> _Stored data_:

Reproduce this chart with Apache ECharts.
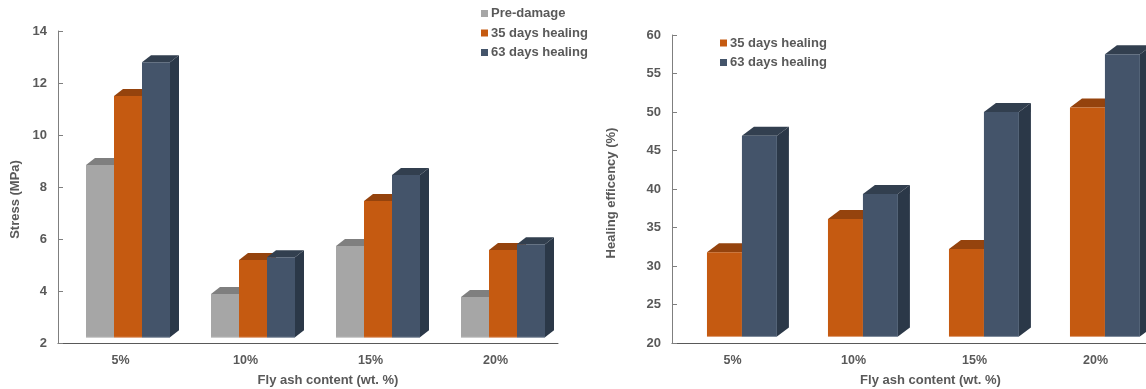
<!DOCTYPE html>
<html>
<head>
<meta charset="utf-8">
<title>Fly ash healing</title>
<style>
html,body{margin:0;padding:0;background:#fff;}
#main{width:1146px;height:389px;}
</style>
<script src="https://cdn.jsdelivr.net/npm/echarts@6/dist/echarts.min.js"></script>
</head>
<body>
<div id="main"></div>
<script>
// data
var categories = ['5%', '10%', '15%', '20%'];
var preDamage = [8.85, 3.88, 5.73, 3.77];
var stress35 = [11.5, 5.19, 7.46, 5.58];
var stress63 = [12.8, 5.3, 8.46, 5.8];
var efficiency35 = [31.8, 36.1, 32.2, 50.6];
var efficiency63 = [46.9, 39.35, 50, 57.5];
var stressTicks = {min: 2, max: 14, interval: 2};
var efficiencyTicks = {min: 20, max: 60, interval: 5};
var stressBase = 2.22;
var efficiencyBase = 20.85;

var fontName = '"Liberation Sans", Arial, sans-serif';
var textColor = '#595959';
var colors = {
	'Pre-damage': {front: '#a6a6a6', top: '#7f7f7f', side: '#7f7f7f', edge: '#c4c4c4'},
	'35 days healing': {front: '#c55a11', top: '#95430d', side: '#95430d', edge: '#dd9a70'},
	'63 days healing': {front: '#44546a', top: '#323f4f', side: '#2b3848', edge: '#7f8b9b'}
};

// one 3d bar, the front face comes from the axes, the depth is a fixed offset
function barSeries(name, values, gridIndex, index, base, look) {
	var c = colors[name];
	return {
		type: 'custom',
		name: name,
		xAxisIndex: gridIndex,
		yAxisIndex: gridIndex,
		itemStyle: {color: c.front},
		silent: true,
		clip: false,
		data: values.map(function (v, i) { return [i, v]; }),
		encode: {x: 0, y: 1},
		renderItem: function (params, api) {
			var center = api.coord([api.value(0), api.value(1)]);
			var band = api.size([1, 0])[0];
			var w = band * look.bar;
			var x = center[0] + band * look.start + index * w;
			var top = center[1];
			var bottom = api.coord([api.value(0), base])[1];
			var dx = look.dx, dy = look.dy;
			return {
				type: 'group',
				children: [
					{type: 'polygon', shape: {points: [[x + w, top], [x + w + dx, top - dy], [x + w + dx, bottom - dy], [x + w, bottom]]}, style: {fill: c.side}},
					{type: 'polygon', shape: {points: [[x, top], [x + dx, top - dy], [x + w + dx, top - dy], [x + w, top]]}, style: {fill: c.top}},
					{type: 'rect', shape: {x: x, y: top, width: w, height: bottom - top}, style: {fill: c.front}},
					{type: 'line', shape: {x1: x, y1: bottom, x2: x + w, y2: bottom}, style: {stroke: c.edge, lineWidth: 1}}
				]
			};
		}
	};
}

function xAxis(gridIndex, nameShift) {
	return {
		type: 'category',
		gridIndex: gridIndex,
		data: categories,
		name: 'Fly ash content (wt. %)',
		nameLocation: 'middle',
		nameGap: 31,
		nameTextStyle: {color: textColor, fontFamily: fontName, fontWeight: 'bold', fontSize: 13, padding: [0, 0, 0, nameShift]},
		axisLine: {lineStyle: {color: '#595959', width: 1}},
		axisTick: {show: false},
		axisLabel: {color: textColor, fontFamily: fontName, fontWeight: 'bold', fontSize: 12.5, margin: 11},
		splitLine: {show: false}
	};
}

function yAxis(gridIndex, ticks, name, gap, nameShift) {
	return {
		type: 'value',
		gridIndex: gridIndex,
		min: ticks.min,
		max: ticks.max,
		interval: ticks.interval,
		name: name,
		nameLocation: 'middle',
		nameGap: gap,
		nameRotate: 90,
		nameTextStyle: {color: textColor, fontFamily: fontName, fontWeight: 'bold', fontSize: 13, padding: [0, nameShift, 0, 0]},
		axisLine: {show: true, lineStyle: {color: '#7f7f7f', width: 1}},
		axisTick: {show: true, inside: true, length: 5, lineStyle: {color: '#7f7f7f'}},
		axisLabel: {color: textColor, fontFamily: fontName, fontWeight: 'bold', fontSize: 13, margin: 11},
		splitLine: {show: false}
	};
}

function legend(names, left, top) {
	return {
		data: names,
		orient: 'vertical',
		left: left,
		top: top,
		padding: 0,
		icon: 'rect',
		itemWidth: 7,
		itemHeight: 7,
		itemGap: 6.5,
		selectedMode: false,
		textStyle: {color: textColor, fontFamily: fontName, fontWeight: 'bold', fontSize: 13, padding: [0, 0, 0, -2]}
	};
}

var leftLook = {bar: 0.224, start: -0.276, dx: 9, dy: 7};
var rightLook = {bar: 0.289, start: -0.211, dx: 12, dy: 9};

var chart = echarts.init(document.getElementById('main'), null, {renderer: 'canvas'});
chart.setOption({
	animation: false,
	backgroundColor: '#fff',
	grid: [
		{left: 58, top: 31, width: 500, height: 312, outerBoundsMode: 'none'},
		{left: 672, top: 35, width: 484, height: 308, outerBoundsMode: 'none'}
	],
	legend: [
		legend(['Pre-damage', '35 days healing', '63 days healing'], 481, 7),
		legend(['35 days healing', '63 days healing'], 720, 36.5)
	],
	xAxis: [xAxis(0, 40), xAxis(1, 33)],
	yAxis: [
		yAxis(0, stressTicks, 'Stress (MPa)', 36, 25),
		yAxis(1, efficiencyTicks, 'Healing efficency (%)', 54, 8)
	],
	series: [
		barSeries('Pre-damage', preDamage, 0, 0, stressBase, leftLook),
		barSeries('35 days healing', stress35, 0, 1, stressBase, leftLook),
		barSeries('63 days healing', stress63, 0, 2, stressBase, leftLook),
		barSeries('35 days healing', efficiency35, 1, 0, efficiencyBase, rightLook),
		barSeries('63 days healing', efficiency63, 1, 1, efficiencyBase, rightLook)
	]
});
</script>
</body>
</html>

> _What to produce_: Reproduce the full listing faithfully, but do not carry over any pictures.

> _Result of this task_:
Reproduce this chart with Apache ECharts.
<!DOCTYPE html>
<html>
<head>
<meta charset="utf-8">
<title>Fly ash healing</title>
<style>
html,body{margin:0;padding:0;background:#fff;}
#main{width:1146px;height:389px;}
</style>
<script src="https://cdn.jsdelivr.net/npm/echarts@6/dist/echarts.min.js"></script>
</head>
<body>
<div id="main"></div>
<script>
// data
var categories = ['5%', '10%', '15%', '20%'];
var preDamage = [8.85, 3.88, 5.73, 3.77];
var stress35 = [11.5, 5.19, 7.46, 5.58];
var stress63 = [12.8, 5.3, 8.46, 5.8];
var efficiency35 = [31.8, 36.1, 32.2, 50.6];
var efficiency63 = [46.9, 39.35, 50, 57.5];
var stressTicks = {min: 2, max: 14, interval: 2};
var efficiencyTicks = {min: 20, max: 60, interval: 5};
var stressBase = 2.22;
var efficiencyBase = 20.85;

var fontName = '"Liberation Sans", Arial, sans-serif';
var textColor = '#595959';
var colors = {
	'Pre-damage': {front: '#a6a6a6', top: '#7f7f7f', side: '#7f7f7f', edge: '#c4c4c4'},
	'35 days healing': {front: '#c55a11', top: '#95430d', side: '#95430d', edge: '#dd9a70'},
	'63 days healing': {front: '#44546a', top: '#323f4f', side: '#2b3848', edge: '#7f8b9b'}
};

// one 3d bar, the front face comes from the axes, the depth is a fixed offset
function barSeries(name, values, gridIndex, index, base, look) {
	var c = colors[name];
	return {
		type: 'custom',
		name: name,
		xAxisIndex: gridIndex,
		yAxisIndex: gridIndex,
		itemStyle: {color: c.front},
		silent: true,
		clip: false,
		data: values.map(function (v, i) { return [i, v]; }),
		encode: {x: 0, y: 1},
		renderItem: function (params, api) {
			var center = api.coord([api.value(0), api.value(1)]);
			var band = api.size([1, 0])[0];
			var w = band * look.bar;
			var x = center[0] + band * look.start + index * w;
			var top = center[1];
			var bottom = api.coord([api.value(0), base])[1];
			var dx = look.dx, dy = look.dy;
			return {
				type: 'group',
				children: [
					{type: 'polygon', shape: {points: [[x + w, top], [x + w + dx, top - dy], [x + w + dx, bottom - dy], [x + w, bottom]]}, style: {fill: c.side}},
					{type: 'polygon', shape: {points: [[x, top], [x + dx, top - dy], [x + w + dx, top - dy], [x + w, top]]}, style: {fill: c.top}},
					{type: 'rect', shape: {x: x, y: top, width: w, height: bottom - top}, style: {fill: c.front}},
					{type: 'line', shape: {x1: x, y1: bottom, x2: x + w, y2: bottom}, style: {stroke: c.edge, lineWidth: 1}}
				]
			};
		}
	};
}

function xAxis(gridIndex, nameShift) {
	return {
		type: 'category',
		gridIndex: gridIndex,
		data: categories,
		name: 'Fly ash content (wt. %)',
		nameLocation: 'middle',
		nameGap: 31,
		nameTextStyle: {color: textColor, fontFamily: fontName, fontWeight: 'bold', fontSize: 13, padding: [0, 0, 0, nameShift]},
		axisLine: {lineStyle: {color: '#595959', width: 1}},
		axisTick: {show: false},
		axisLabel: {color: textColor, fontFamily: fontName, fontWeight: 'bold', fontSize: 12.5, margin: 11},
		splitLine: {show: false}
	};
}

function yAxis(gridIndex, ticks, name, gap, nameShift) {
	return {
		type: 'value',
		gridIndex: gridIndex,
		min: ticks.min,
		max: ticks.max,
		interval: ticks.interval,
		name: name,
		nameLocation: 'middle',
		nameGap: gap,
		nameRotate: 90,
		nameTextStyle: {color: textColor, fontFamily: fontName, fontWeight: 'bold', fontSize: 13, padding: [0, nameShift, 0, 0]},
		axisLine: {show: true, lineStyle: {color: '#7f7f7f', width: 1}},
		axisTick: {show: true, inside: true, length: 5, lineStyle: {color: '#7f7f7f'}},
		axisLabel: {color: textColor, fontFamily: fontName, fontWeight: 'bold', fontSize: 13, margin: 11},
		splitLine: {show: false}
	};
}

function legend(names, left, top) {
	return {
		data: names,
		orient: 'vertical',
		left: left,
		top: top,
		padding: 0,
		icon: 'rect',
		itemWidth: 7,
		itemHeight: 7,
		itemGap: 6.5,
		selectedMode: false,
		textStyle: {color: textColor, fontFamily: fontName, fontWeight: 'bold', fontSize: 13, padding: [0, 0, 0, -2]}
	};
}

var leftLook = {bar: 0.224, start: -0.276, dx: 9, dy: 7};
var rightLook = {bar: 0.289, start: -0.211, dx: 12, dy: 9};

var chart = echarts.init(document.getElementById('main'), null, {renderer: 'canvas'});
chart.setOption({
	animation: false,
	backgroundColor: '#fff',
	grid: [
		{left: 58, top: 31, width: 500, height: 312, outerBoundsMode: 'none'},
		{left: 672, top: 35, width: 484, height: 308, outerBoundsMode: 'none'}
	],
	legend: [
		legend(['Pre-damage', '35 days healing', '63 days healing'], 481, 7),
		legend(['35 days healing', '63 days healing'], 720, 36.5)
	],
	xAxis: [xAxis(0, 40), xAxis(1, 33)],
	yAxis: [
		yAxis(0, stressTicks, 'Stress (MPa)', 36, 25),
		yAxis(1, efficiencyTicks, 'Healing efficency (%)', 54, 8)
	],
	series: [
		barSeries('Pre-damage', preDamage, 0, 0, stressBase, leftLook),
		barSeries('35 days healing', stress35, 0, 1, stressBase, leftLook),
		barSeries('63 days healing', stress63, 0, 2, stressBase, leftLook),
		barSeries('35 days healing', efficiency35, 1, 0, efficiencyBase, rightLook),
		barSeries('63 days healing', efficiency63, 1, 1, efficiencyBase, rightLook)
	]
});
</script>
</body>
</html>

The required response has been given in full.